As we see today, the result of this kind of system is to spiritualize harm into a cosmic enemy, probably inevitably making an evil demiurge of nature as (mistakenly) the source of incarnate life, and therefore (another mistake) deconstructing God into a sort of plasma of pure consciousness—with which the harm-avoider seeks to be freed into perfect communion by the transformation of the body, the site of harm, into first a puppet-like proving ground for the “divine spirit” and then a corrupt shell to be discarded once the spirit is strong enough to be “free.”
-James Poulos, executive editor of The American Mind
One of my children once told me that she needed to come up with a “New Year’s resolution for the whole world” to satisfy an elementary school assignment.  
“Everyone should mind his own business this year,” I suggested. “That would be a good principle for the whole world to follow.” 
My daughter was momentarily non-plussed. “I don’t think that’s what they meant,” she responded eventually. 
Of course it wasn’t. No doubt her New York City public school teacher had in mind some proactive step everyone should take collectively to make the world a better place, such as universal recycling, or riding bikes to work, etc. 
But I maintain that collectively doing things to improve the world is the root of all evil and, if avoided, would immeasurably make things better, if only because there would be so little chance for error.  
“Mind your business” is a great adage, with two meanings: “Leave other people alone” and “attend to your own problems.” This is why the first coin minted by the United States, and designed by Benjamin Franklin, included these wise words stamped on their obverse. If only it had been adopted as our national slogan we may have avoided many of our contemporary problems. 
-Seth Barron, managing editor of The American Mind
St. Augustine thought that man would go through four stages by the time this whole cosmic drama was done. Before the Fall, man was able both to sin and not to sin. He had a choice. After the Fall, he was not able not to sin. Born anew through Christ, he became able not to sin, and once finally glorified he would no longer be able to sin. 
I have never been quite sure about all this, though it makes for some neat wordplay in Latin. In any case the second part seems right to me: a fact of our broken state is that we feel like we should be able to avoid doing evil, but we can’t. St.

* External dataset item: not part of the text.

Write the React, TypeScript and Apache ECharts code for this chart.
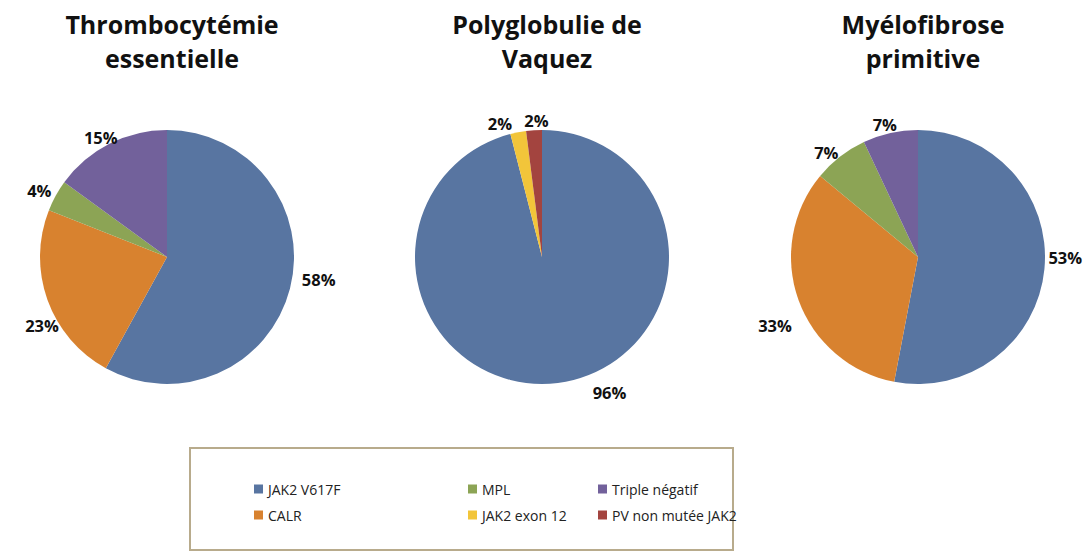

Paul of course put this more succinctly (and inaugurated what would one day become modern psychology) when he said that “what I want to do, I do not do, but what I do not want to do, I do.” 
The thing that causes the most harm in the world, though in some hypothetical sense it is completely avoidable, is willful human malice. I know I will hurt my mother if I say just these words in just this tone of voice; I know I love my mother and she does not deserve to be hurt. Still I say the words anyway. I want to, and the part of me that does not want to is not strong.  
Perhaps then another way to answer the question is to say: it is the weakness of the best part of us, the feebleness in our nature that falls asleep or turns aside at the crucial moment, that hair-trigger decision we make to torch the best thing in our life for no reason. That is what causes all the avoidable grief we cannot avoid causing.